As for whether or not consciousness is computable, I am very leery of any argument that asserts (explicitly or implicitly) some fundamental difference between our brains and a general computing paradigm (ex. Turing machines, the Lambda calculus). I think that every single instruction or ‘step’ ever performed by any human-made computing device can be done by a human. That isn’t to say that computers can do everything we can, far from it! Rather, I think it shows that our minds or consciousnesses encompass every possible elementary operation for every computing machine conceived by humans, real or imagined.
TL;DR : Our minds are a set that includes the entirety of any model of ‘universal’ computation we’ve successfully described.
I’m going to go out on a limb and claim that no problem shown to be uncomputable for a universal model of computation is computable for our minds.

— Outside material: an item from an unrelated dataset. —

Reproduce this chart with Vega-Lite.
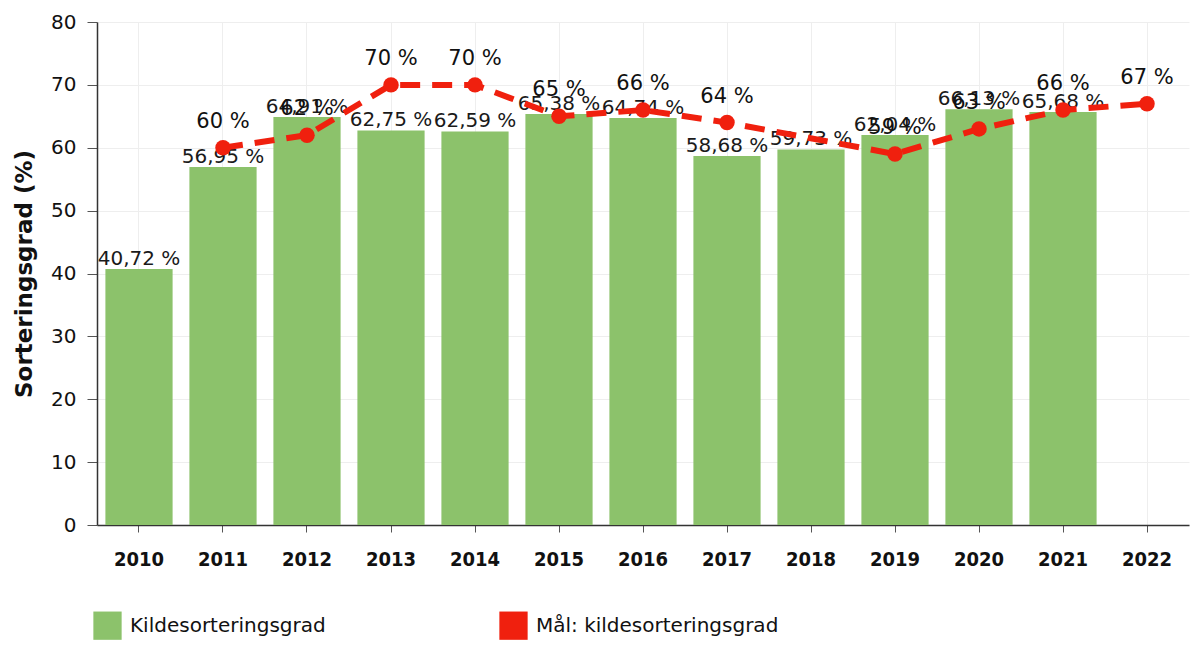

I think if this were not the case, it would be obvious that the ‘universal model’ of computation was lacking, and could be extended in some fashion by the manner in which a human mind showed an uncomputable problem to be computable. I suspect that a closer reading of Godel’s incompleteness theorems could both support this and bite me in the ass.
Basically, the fact that we have always been able to do things with our minds that computers cannot (or couldn’t always) is not proof that we cannot be simulated by a computer. In support, I would loosely reference the Time Hierarchy theorem and a twisted form of the Halting Problem: If a Turing machine can compute more things given more time, is there always a point in your observation of such a TM where you may accurately state a problem your mind can solve that the TM cannot? Well, you can never finish knowing what the TM can compute in more time, can you?